The alternative approach is to connect and close in each [WebMethod] Foo(). But I'm afraid this may hurt the performance.

To sum up, should I connect to DB in constructor and close connectiion in Dispose() or connect and close DB for each request?

+3  A: 

You should connect for each request.

The page instance is only used for a single request, so you can't store a connection in it to reuse it. You would have to store it somewhere else, and that is so complicated (with thread safety and such) that it's definitely not worth it.

When you close the connection, the actual database connection is returned to the connection pool. The connection pool takes care of resetting the connection properly when it's reused for the next connection object that you create, so that you get a connection that is alive and untainted by previous usage.

The connection pool works fine, and you should use it instead of trying to create one yourself.

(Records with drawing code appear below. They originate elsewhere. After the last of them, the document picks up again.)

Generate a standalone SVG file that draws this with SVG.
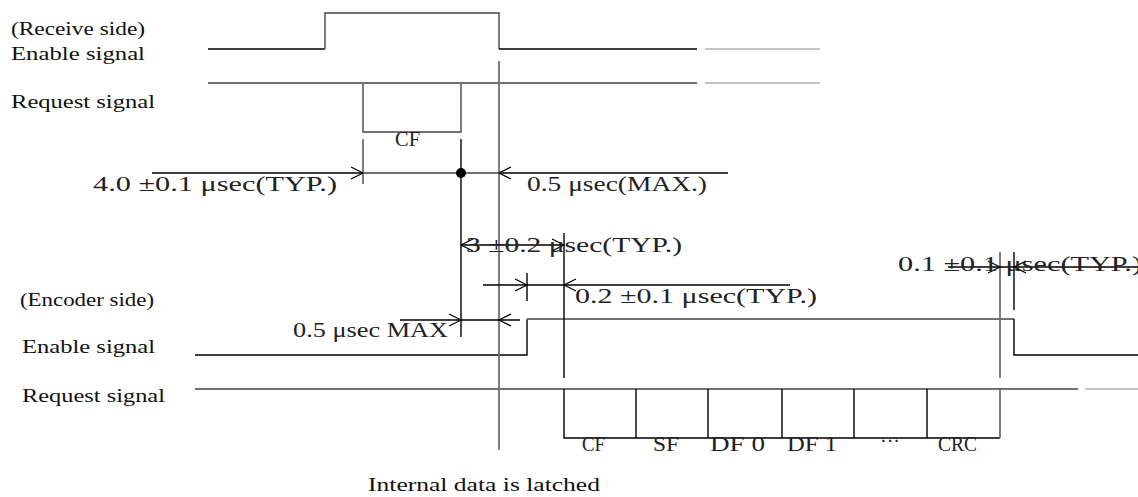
<svg xmlns="http://www.w3.org/2000/svg" width="1138" height="497" viewBox="0 0 1138 497">
<style>
.lbl{font-family:"Liberation Serif",serif;font-size:18px;fill:#111}
.tm{font-family:"Liberation Serif",serif;font-size:21px;fill:#222}
.dl{font-family:"Liberation Serif",serif;font-size:22px;fill:#222}
.k{stroke:#000;stroke-width:1.4;fill:none}
.g{stroke:#707070;stroke-width:1.8;fill:none}
.lg{stroke:#b0b0b0;stroke-width:1.6;fill:none}
.ah{stroke:#000;stroke-width:1.2;fill:none}
</style>
<rect width="1138" height="497" fill="#fff"/>
<g id="labels">
<text class="lbl" x="11" y="35" textLength="134" lengthAdjust="spacingAndGlyphs">(Receive side)</text>
<text class="lbl" x="11" y="60" textLength="134" lengthAdjust="spacingAndGlyphs">Enable signal</text>
<text class="lbl" x="11" y="108" textLength="144" lengthAdjust="spacingAndGlyphs">Request signal</text>
<text class="lbl" x="20" y="306" textLength="134" lengthAdjust="spacingAndGlyphs">(Encoder side)</text>
<text class="lbl" x="22" y="353" textLength="133" lengthAdjust="spacingAndGlyphs">Enable signal</text>
<text class="lbl" x="22" y="402" textLength="143" lengthAdjust="spacingAndGlyphs">Request signal</text>
<text class="lbl" x="368" y="491" textLength="232" lengthAdjust="spacingAndGlyphs">Internal data is latched</text>
</g>
<g id="receive-enable">
<path class="k" d="M208 49H325"/>
<path class="g" d="M325 49V13H499V49"/>
<path class="k" d="M499 49H697"/>
<path class="lg" d="M705 49H820"/>
</g>
<g id="receive-request">
<path class="g" d="M208 83H697"/>
<path class="lg" d="M705 83H820"/>
<path class="g" d="M363 83V132H461V83"/>
<text class="dl" x="395" y="146" textLength="25" lengthAdjust="spacingAndGlyphs">CF</text>
</g>
<g id="encoder-enable">
<path class="k" d="M195 355H527V319"/>
<path class="g" d="M527 319H1014"/>
<path class="k" d="M1014 319V355H1138"/>
</g>
<g id="encoder-request">
<path class="g" d="M195 389H1078"/>
<path class="lg" d="M1085 389H1138"/>
<path class="k" d="M564 389V438H1000"/>
<path class="k" d="M636 389V438M708 389V438M782 389V438M854 389V438M927 389V438"/>
<path class="g" d="M1000 389V438"/>
<text class="dl" x="582" y="451" textLength="23" lengthAdjust="spacingAndGlyphs">CF</text>
<text class="dl" x="653" y="451" textLength="26" lengthAdjust="spacingAndGlyphs">SF</text>
<text class="dl" x="710" y="451" textLength="55" lengthAdjust="spacingAndGlyphs">DF 0</text>
<text class="dl" x="787" y="451" textLength="50" lengthAdjust="spacingAndGlyphs">DF 1</text>
<text class="dl" x="880" y="448" textLength="20" lengthAdjust="spacingAndGlyphs">···</text>
<text class="dl" x="938" y="451" textLength="39" lengthAdjust="spacingAndGlyphs">CRC</text>
</g>
<g id="connectors">
<path class="g" d="M499 61V450"/>
<path class="g" d="M363 139V184"/>
<path class="k" d="M461 139V337"/>
<path class="k" d="M152 173H363"/>
<path class="g" d="M363 173H499"/>
<path class="k" d="M499 173H728"/>
<circle cx="461" cy="173" r="5" fill="#000"/>
<path class="k" d="M461 245H564"/>
<path class="k" d="M564 233V378"/>
<path class="k" d="M527 273V301"/>
<path class="k" d="M483 285H790"/>
<path class="k" d="M400 320H520"/>
<path class="g" d="M1000 252V378"/>
<path class="k" d="M1014 252V310"/>
<path class="k" d="M948 267H1138"/>
<g id="arrowheads">
<path class="ah" d="M351 167L363 173L351 179"/>
<path class="ah" d="M511 167L499 173L511 179"/>
<path class="ah" d="M473 239L461 245L473 251"/>
<path class="ah" d="M552 239L564 245L552 251"/>
<path class="ah" d="M515 279L527 285L515 291"/>
<path class="ah" d="M576 279L564 285L576 291"/>
<path class="ah" d="M449 314L461 320L449 326"/>
<path class="ah" d="M511 314L499 320L511 326"/>
<path class="ah" d="M988 261L1000 267L988 273"/>
<path class="ah" d="M1026 261L1014 267L1026 273"/>
</g>
</g>
<g id="timing-labels">
<text class="tm" x="93" y="191" textLength="244" lengthAdjust="spacingAndGlyphs">4.0 ±0.1 μsec(TYP.)</text>
<text class="tm" x="527" y="191" textLength="180" lengthAdjust="spacingAndGlyphs">0.5 μsec(MAX.)</text>
<text class="tm" x="466" y="252" textLength="216" lengthAdjust="spacingAndGlyphs">3 ±0.2 μsec(TYP.)</text>
<text class="tm" x="898" y="271" textLength="244" lengthAdjust="spacingAndGlyphs">0.1 ±0.1 μsec(TYP.)</text>
<text class="tm" x="575" y="303" textLength="242" lengthAdjust="spacingAndGlyphs">0.2 ±0.1 μsec(TYP.)</text>
<text class="tm" x="293" y="337" textLength="155" lengthAdjust="spacingAndGlyphs">0.5 μsec MAX</text>
</g>
</svg>
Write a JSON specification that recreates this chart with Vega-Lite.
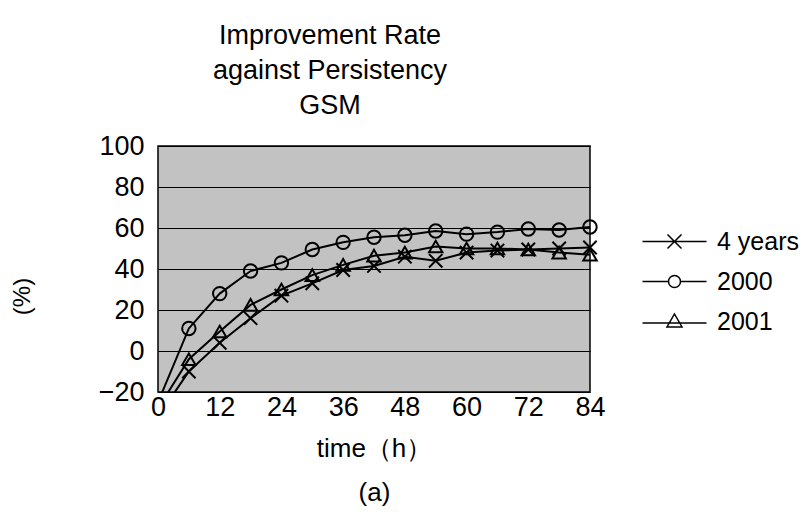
{
  "$schema": "https://vega.github.io/schema/vega-lite/v6.json",
  "width": 432,
  "height": 246,
  "autosize": "none",
  "padding": {"left": 158, "top": 146, "right": 214, "bottom": 122},
  "background": "white",
  "config": {
    "font": "Liberation Sans",
    "view": {"fill": "#c2c2c2", "stroke": "black", "strokeWidth": 1.5}
  },
  "title": {
    "text": ["Improvement Rate", "against Persistency", "GSM"],
    "font": "Liberation Sans",
    "fontSize": 27,
    "fontWeight": "normal",
    "lineHeight": 35,
    "anchor": "middle",
    "dx": -44,
    "offset": 12,
    "color": "black"
  },
  "data": {
    "values": [
      {"series": "4 years", "time": 0, "value": -32},
      {"series": "4 years", "time": 6, "value": -10},
      {"series": "4 years", "time": 12, "value": 4},
      {"series": "4 years", "time": 18, "value": 16},
      {"series": "4 years", "time": 24, "value": 27},
      {"series": "4 years", "time": 30, "value": 33},
      {"series": "4 years", "time": 36, "value": 39.5},
      {"series": "4 years", "time": 42, "value": 41.5},
      {"series": "4 years", "time": 48, "value": 46},
      {"series": "4 years", "time": 54, "value": 44},
      {"series": "4 years", "time": 60, "value": 48},
      {"series": "4 years", "time": 66, "value": 49},
      {"series": "4 years", "time": 72, "value": 49.5},
      {"series": "4 years", "time": 78, "value": 50},
      {"series": "4 years", "time": 84, "value": 50.5},
      {"series": "2000", "time": 0, "value": -25},
      {"series": "2000", "time": 6, "value": 11},
      {"series": "2000", "time": 12, "value": 28},
      {"series": "2000", "time": 18, "value": 39},
      {"series": "2000", "time": 24, "value": 43},
      {"series": "2000", "time": 30, "value": 49.5},
      {"series": "2000", "time": 36, "value": 53},
      {"series": "2000", "time": 42, "value": 55.5},
      {"series": "2000", "time": 48, "value": 56.5},
      {"series": "2000", "time": 54, "value": 58.5},
      {"series": "2000", "time": 60, "value": 57},
      {"series": "2000", "time": 66, "value": 58},
      {"series": "2000", "time": 72, "value": 59.5},
      {"series": "2000", "time": 78, "value": 59},
      {"series": "2000", "time": 84, "value": 60.5},
      {"series": "2001", "time": 0, "value": -28},
      {"series": "2001", "time": 6, "value": -4},
      {"series": "2001", "time": 12, "value": 9.5},
      {"series": "2001", "time": 18, "value": 22.5},
      {"series": "2001", "time": 24, "value": 30},
      {"series": "2001", "time": 30, "value": 37},
      {"series": "2001", "time": 36, "value": 42},
      {"series": "2001", "time": 42, "value": 46.5},
      {"series": "2001", "time": 48, "value": 48},
      {"series": "2001", "time": 54, "value": 51},
      {"series": "2001", "time": 60, "value": 50},
      {"series": "2001", "time": 66, "value": 50},
      {"series": "2001", "time": 72, "value": 49.5},
      {"series": "2001", "time": 78, "value": 48},
      {"series": "2001", "time": 84, "value": 47}
    ]
  },
  "encoding": {
    "x": {
      "field": "time",
      "type": "quantitative",
      "scale": {"domain": [0, 84], "nice": false, "zero": false},
      "axis": {
        "values": [0, 12, 24, 36, 48, 60, 72, 84],
        "grid": false,
        "ticks": false,
        "domain": false,
        "labelFlush": false,
        "labelFontSize": 27,
        "labelColor": "black",
        "labelPadding": 2,
        "title": ["time（h）", "(a)"],
        "titleFontSize": 26,
        "titleFontWeight": "normal",
        "titleColor": "black",
        "titleLineHeight": 44,
        "titlePadding": 15
      }
    },
    "y": {
      "field": "value",
      "type": "quantitative",
      "scale": {"domain": [-20, 100], "nice": false, "zero": false},
      "axis": {
        "values": [-20, 0, 20, 40, 60, 80, 100],
        "grid": true,
        "gridColor": "black",
        "gridWidth": 1,
        "gridOpacity": 1,
        "ticks": false,
        "domain": false,
        "labelFontSize": 27,
        "labelColor": "black",
        "labelPadding": 14,
        "title": "(%)",
        "titleFontSize": 24,
        "titleFontWeight": "normal",
        "titleColor": "black",
        "titleAngle": -90,
        "titleX": -136,
        "titleY": 150,
        "titleAlign": "center",
        "titleBaseline": "middle"
      }
    }
  },
  "layer": [
    {
      "mark": {"type": "line", "color": "black", "strokeWidth": 2, "clip": true},
      "encoding": {"detail": {"field": "series"}}
    },
    {
      "transform": [{"filter": "datum.time > 0"}],
      "mark": {"type": "point", "filled": false, "stroke": "black", "strokeWidth": 2, "opacity": 1, "size": 180},
      "encoding": {
        "shape": {
          "field": "series",
          "type": "nominal",
          "scale": {
            "domain": ["4 years", "2000", "2001"],
            "range": ["M-1,-1L1,1M-1,1L1,-1", "circle", "triangle-up"]
          },
          "legend": null
        }
      }
    },
    {
      "transform": [{"filter": "datum.time > 0"}],
      "mark": {"type": "point", "filled": false, "stroke": "black", "strokeWidth": 1.5, "opacity": 0, "size": 400},
      "encoding": {
        "shape": {
          "field": "series",
          "type": "nominal",
          "scale": {
            "domain": ["4 years", "2000", "2001"],
            "range": [
              "M-3.2,0H3.2M-0.7,-0.7L0.7,0.7M-0.7,0.7L0.7,-0.7",
              "M-3.2,0H-0.6M0.6,0H3.2M0.6,0A0.6,0.6,0,1,1,-0.6,0A0.6,0.6,0,1,1,0.6,0",
              "M-3.2,0.15H3.2M0,-0.75L0.75,0.55L-0.75,0.55Z"
            ]
          },
          "legend": {
            "title": null,
            "orient": "none",
            "legendX": 504,
            "legendY": 83,
            "padding": 0,
            "symbolSize": 400,
            "symbolStrokeWidth": 1.5,
            "symbolStrokeColor": "black",
            "symbolFillColor": "transparent",
            "symbolOpacity": 1,
            "labelOffset": 30,
            "labelFontSize": 25,
            "labelColor": "black",
            "rowPadding": 14
          }
        }
      }
    }
  ],
  "resolve": {"scale": {"shape": "independent"}, "legend": {"shape": "independent"}}
}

You don't have to do anything special to use the connection pooling, it's built into the database driver. Just open and close connection objects as usual.

Guffa
For we Java folks, are you saying that in asp.net you automatically just get connection pooling or is there some specific bit of config or coding you have to do? Is the thread pool transaction aware? Might help future readers if you spelled that out in the answer.
djna
Good point. I'll do some editing... :)
Guffa
thanks for explaining :-)
djna
A: 

Do you have any connection pooling facilities at your disposal? Your WS objects would grab a connection from the pool, and return them their when finished. The pool deals with timeouts and real opening and closing.

My order of approach would be:

1). if you have connectio pooling use it.

2). Otherwise keep it simple, open and close on each request. Writing a thread-safe connection pool is not trivial.

3). If performance proves to be a problem then investigate if the connect-each-time overhead is the cause. If so, find a pool implmentaiotn or (last resort) code pooling your self.

djna
+1  A: 

ADO.NET 2.0 onwards, DB Connections are pooled, so actual opening and closing of connections are managed by DB Connection pool, you can freely open and close them in your individual methods because the Pool will keep them open until a timeout. You can also configure the pool settings.